Give a verbatim copy of the lines below, minus the pictures.

Plotting code records
▼

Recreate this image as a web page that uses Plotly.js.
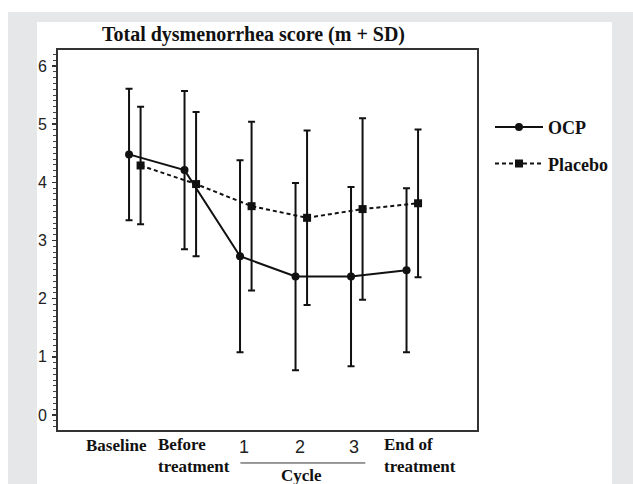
<!DOCTYPE html>
<html>
<head>
<meta charset="utf-8">
<script src="https://cdn.plot.ly/plotly-3.0.1.min.js"></script>
<style>
  html, body { margin: 0; padding: 0; background: #ffffff; }
  #bg { position: absolute; left: 8px; top: 12px; width: 625px; height: 472px; background: #e6e7e8; }
  #panel { position: absolute; left: 37px; top: 22px; width: 575px; height: 462px; background: #ffffff; }
  #chart { position: absolute; left: 0; top: 0; width: 633px; height: 484px; }
</style>
</head>
<body>
<div id="bg"></div>
<div id="panel"></div>
<div id="chart"></div>
<script>
// ---- data ----
const categories = ['Baseline', 'Before treatment', 'Cycle 1', 'Cycle 2', 'Cycle 3', 'End of treatment'];
const xLabels = ['Baseline', 'Before<br>treatment', '1', '2', '3', 'End of<br>treatment'];
const groupLabel = 'Cycle';
const ocpMean = [4.48, 4.21, 2.73, 2.38, 2.38, 2.49];
const ocpSD = [1.13, 1.36, 1.65, 1.61, 1.54, 1.41];
const placeboMean = [4.29, 3.97, 3.59, 3.39, 3.54, 3.64];
const placeboSD = [1.01, 1.24, 1.45, 1.50, 1.56, 1.27];
const seriesNames = ['OCP', 'Placebo'];
const titleText = 'Total dysmenorrhea score (m + SD)';

// ---- layout / style ----
const idx = categories.map((_, i) => i);
const offset = 0.104;
const ink = '#111111';
const serifBold = 'Liberation Serif, Times New Roman, serif';

const traces = [
  {
    x: idx.map(i => i - offset), y: ocpMean, name: seriesNames[0],
    type: 'scatter', mode: 'lines+markers', legendgroup: 'a',
    line: {color: ink, width: 2}, marker: {symbol: 'circle', size: 8, color: ink},
    error_y: {type: 'data', array: ocpSD, visible: true, color: ink, thickness: 2, width: 3.5},
    cliponaxis: false
  },
  {
    x: idx.map(i => i + offset), y: placeboMean, name: seriesNames[1],
    type: 'scatter', mode: 'lines+markers', legendgroup: 'b',
    line: {color: ink, width: 2, dash: '4px,3px'}, marker: {symbol: 'square', size: 8, color: ink},
    error_y: {type: 'data', array: placeboSD, visible: true, color: ink, thickness: 2, width: 3.5},
    cliponaxis: false
  }
];

// label placement (style): anchor and shift from category index
const labelStyle = [
  {dx: 0.256, anchor: 'right', y: -0.0395, font: 'serif'},
  {dx: -0.613, anchor: 'left', y: -0.0684, font: 'serif'},
  {dx: -0.036, anchor: 'center', y: -0.045, font: 'sans'},
  {dx: -0.030, anchor: 'center', y: -0.045, font: 'sans'},
  {dx: -0.047, anchor: 'center', y: -0.045, font: 'sans'},
  {dx: -0.537, anchor: 'left', y: -0.0684, font: 'serif'}
];

const annotations = xLabels.map((t, i) => {
  const s = labelStyle[i];
  return {
    text: s.font === 'serif' ? '<b>' + t + '</b>' : t,
    x: i + s.dx, xref: 'x', xanchor: s.anchor,
    y: s.y, yref: 'paper', yanchor: 'middle',
    showarrow: false, align: 'left',
    font: s.font === 'serif'
      ? {family: serifBold, size: 17, color: ink}
      : {family: 'Liberation Sans, Arial, sans-serif', size: 18, color: '#222'}
  };
});
annotations.push({
  text: '<b>' + groupLabel + '</b>', x: 2.995, xref: 'x', xanchor: 'center',
  y: -0.121, yref: 'paper', yanchor: 'middle', showarrow: false,
  font: {family: serifBold, size: 17, color: ink}
});

const layout = {
  width: 633, height: 484,
  paper_bgcolor: 'rgba(0,0,0,0)', plot_bgcolor: '#ffffff',
  margin: {l: 58, r: 156, t: 50, b: 54, pad: 0},
  title: {
    text: '<b>' + titleText + '</b>',
    x: 0.4666, xref: 'paper', xanchor: 'center',
    y: 0.93, yref: 'container', yanchor: 'middle',
    font: {family: serifBold, size: 20, color: ink}
  },
  xaxis: {
    range: [-1.384, 6.166], showticklabels: false, ticks: '', showgrid: false, zeroline: false,
    showline: true, mirror: true, linecolor: '#333', linewidth: 2
  },
  yaxis: {
    range: [-0.258, 6.275], dtick: 1, tick0: 0, ticks: 'outside', ticklen: 4, tickwidth: 1.5, tickcolor: '#333',
    minor: {dtick: 0.1, ticks: 'outside', ticklen: 3, tickwidth: 1, tickcolor: '#444', showgrid: false},
    showgrid: false, zeroline: false, showline: true, mirror: true, linecolor: '#333', linewidth: 2,
    tickfont: {family: 'Liberation Sans, Arial, sans-serif', size: 16, color: '#222'},
    ticklabelstandoff: 2
  },
  shapes: [{
    type: 'line', xref: 'x', yref: 'paper', x0: 1.903, x1: 4.153, y0: -0.0868, y1: -0.0868,
    line: {color: '#333', width: 1}
  }],
  annotations: annotations,
  showlegend: true,
  legend: {
    x: 1.031, xanchor: 'left', y: 0.845, yanchor: 'top',
    bgcolor: 'rgba(0,0,0,0)', borderwidth: 0,
    font: {family: serifBold, size: 18, color: ink, weight: 'bold'},
    itemwidth: 48,
    traceorder: 'grouped', tracegroupgap: 10
  }
};

Plotly.newPlot('chart', traces, layout, {staticPlot: true, displayModeBar: false});
</script>
</body>
</html>
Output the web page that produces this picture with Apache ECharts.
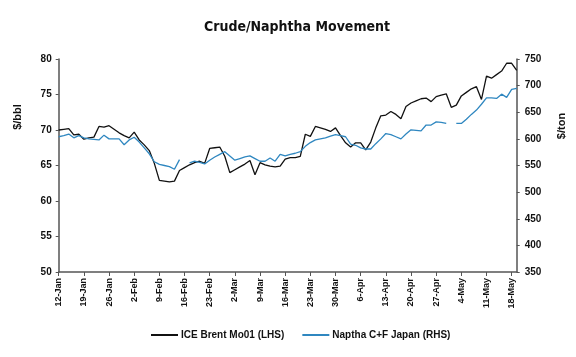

▲

Task answer:
Recreate this image as a web page that uses Plotly.js.
<!DOCTYPE html>
<html>
<head>
<meta charset="utf-8">
<script src="https://cdn.plot.ly/plotly-3.0.1.min.js"></script>
<style>
  html, body { margin: 0; padding: 0; background: #ffffff; }
  #bg { position: absolute; left: 8px; top: 12px; width: 625px; height: 472px; background: #e6e7e8; }
  #panel { position: absolute; left: 37px; top: 22px; width: 575px; height: 462px; background: #ffffff; }
  #chart { position: absolute; left: 0; top: 0; width: 633px; height: 484px; }
</style>
</head>
<body>
<div id="bg"></div>
<div id="panel"></div>
<div id="chart"></div>
<script>
// ---- data ----
const categories = ['Baseline', 'Before treatment', 'Cycle 1', 'Cycle 2', 'Cycle 3', 'End of treatment'];
const xLabels = ['Baseline', 'Before<br>treatment', '1', '2', '3', 'End of<br>treatment'];
const groupLabel = 'Cycle';
const ocpMean = [4.48, 4.21, 2.73, 2.38, 2.38, 2.49];
const ocpSD = [1.13, 1.36, 1.65, 1.61, 1.54, 1.41];
const placeboMean = [4.29, 3.97, 3.59, 3.39, 3.54, 3.64];
const placeboSD = [1.01, 1.24, 1.45, 1.50, 1.56, 1.27];
const seriesNames = ['OCP', 'Placebo'];
const titleText = 'Total dysmenorrhea score (m + SD)';

// ---- layout / style ----
const idx = categories.map((_, i) => i);
const offset = 0.104;
const ink = '#111111';
const serifBold = 'Liberation Serif, Times New Roman, serif';

const traces = [
  {
    x: idx.map(i => i - offset), y: ocpMean, name: seriesNames[0],
    type: 'scatter', mode: 'lines+markers', legendgroup: 'a',
    line: {color: ink, width: 2}, marker: {symbol: 'circle', size: 8, color: ink},
    error_y: {type: 'data', array: ocpSD, visible: true, color: ink, thickness: 2, width: 3.5},
    cliponaxis: false
  },
  {
    x: idx.map(i => i + offset), y: placeboMean, name: seriesNames[1],
    type: 'scatter', mode: 'lines+markers', legendgroup: 'b',
    line: {color: ink, width: 2, dash: '4px,3px'}, marker: {symbol: 'square', size: 8, color: ink},
    error_y: {type: 'data', array: placeboSD, visible: true, color: ink, thickness: 2, width: 3.5},
    cliponaxis: false
  }
];

// label placement (style): anchor and shift from category index
const labelStyle = [
  {dx: 0.256, anchor: 'right', y: -0.0395, font: 'serif'},
  {dx: -0.613, anchor: 'left', y: -0.0684, font: 'serif'},
  {dx: -0.036, anchor: 'center', y: -0.045, font: 'sans'},
  {dx: -0.030, anchor: 'center', y: -0.045, font: 'sans'},
  {dx: -0.047, anchor: 'center', y: -0.045, font: 'sans'},
  {dx: -0.537, anchor: 'left', y: -0.0684, font: 'serif'}
];

const annotations = xLabels.map((t, i) => {
  const s = labelStyle[i];
  return {
    text: s.font === 'serif' ? '<b>' + t + '</b>' : t,
    x: i + s.dx, xref: 'x', xanchor: s.anchor,
    y: s.y, yref: 'paper', yanchor: 'middle',
    showarrow: false, align: 'left',
    font: s.font === 'serif'
      ? {family: serifBold, size: 17, color: ink}
      : {family: 'Liberation Sans, Arial, sans-serif', size: 18, color: '#222'}
  };
});
annotations.push({
  text: '<b>' + groupLabel + '</b>', x: 2.995, xref: 'x', xanchor: 'center',
  y: -0.121, yref: 'paper', yanchor: 'middle', showarrow: false,
  font: {family: serifBold, size: 17, color: ink}
});

const layout = {
  width: 633, height: 484,
  paper_bgcolor: 'rgba(0,0,0,0)', plot_bgcolor: '#ffffff',
  margin: {l: 58, r: 156, t: 50, b: 54, pad: 0},
  title: {
    text: '<b>' + titleText + '</b>',
    x: 0.4666, xref: 'paper', xanchor: 'center',
    y: 0.93, yref: 'container', yanchor: 'middle',
    font: {family: serifBold, size: 20, color: ink}
  },
  xaxis: {
    range: [-1.384, 6.166], showticklabels: false, ticks: '', showgrid: false, zeroline: false,
    showline: true, mirror: true, linecolor: '#333', linewidth: 2
  },
  yaxis: {
    range: [-0.258, 6.275], dtick: 1, tick0: 0, ticks: 'outside', ticklen: 4, tickwidth: 1.5, tickcolor: '#333',
    minor: {dtick: 0.1, ticks: 'outside', ticklen: 3, tickwidth: 1, tickcolor: '#444', showgrid: false},
    showgrid: false, zeroline: false, showline: true, mirror: true, linecolor: '#333', linewidth: 2,
    tickfont: {family: 'Liberation Sans, Arial, sans-serif', size: 16, color: '#222'},
    ticklabelstandoff: 2
  },
  shapes: [{
    type: 'line', xref: 'x', yref: 'paper', x0: 1.903, x1: 4.153, y0: -0.0868, y1: -0.0868,
    line: {color: '#333', width: 1}
  }],
  annotations: annotations,
  showlegend: true,
  legend: {
    x: 1.031, xanchor: 'left', y: 0.845, yanchor: 'top',
    bgcolor: 'rgba(0,0,0,0)', borderwidth: 0,
    font: {family: serifBold, size: 18, color: ink, weight: 'bold'},
    itemwidth: 48,
    traceorder: 'grouped', tracegroupgap: 10
  }
};

Plotly.newPlot('chart', traces, layout, {staticPlot: true, displayModeBar: false});
</script>
</body>
</html>
Output the web page that produces this picture with Apache ECharts.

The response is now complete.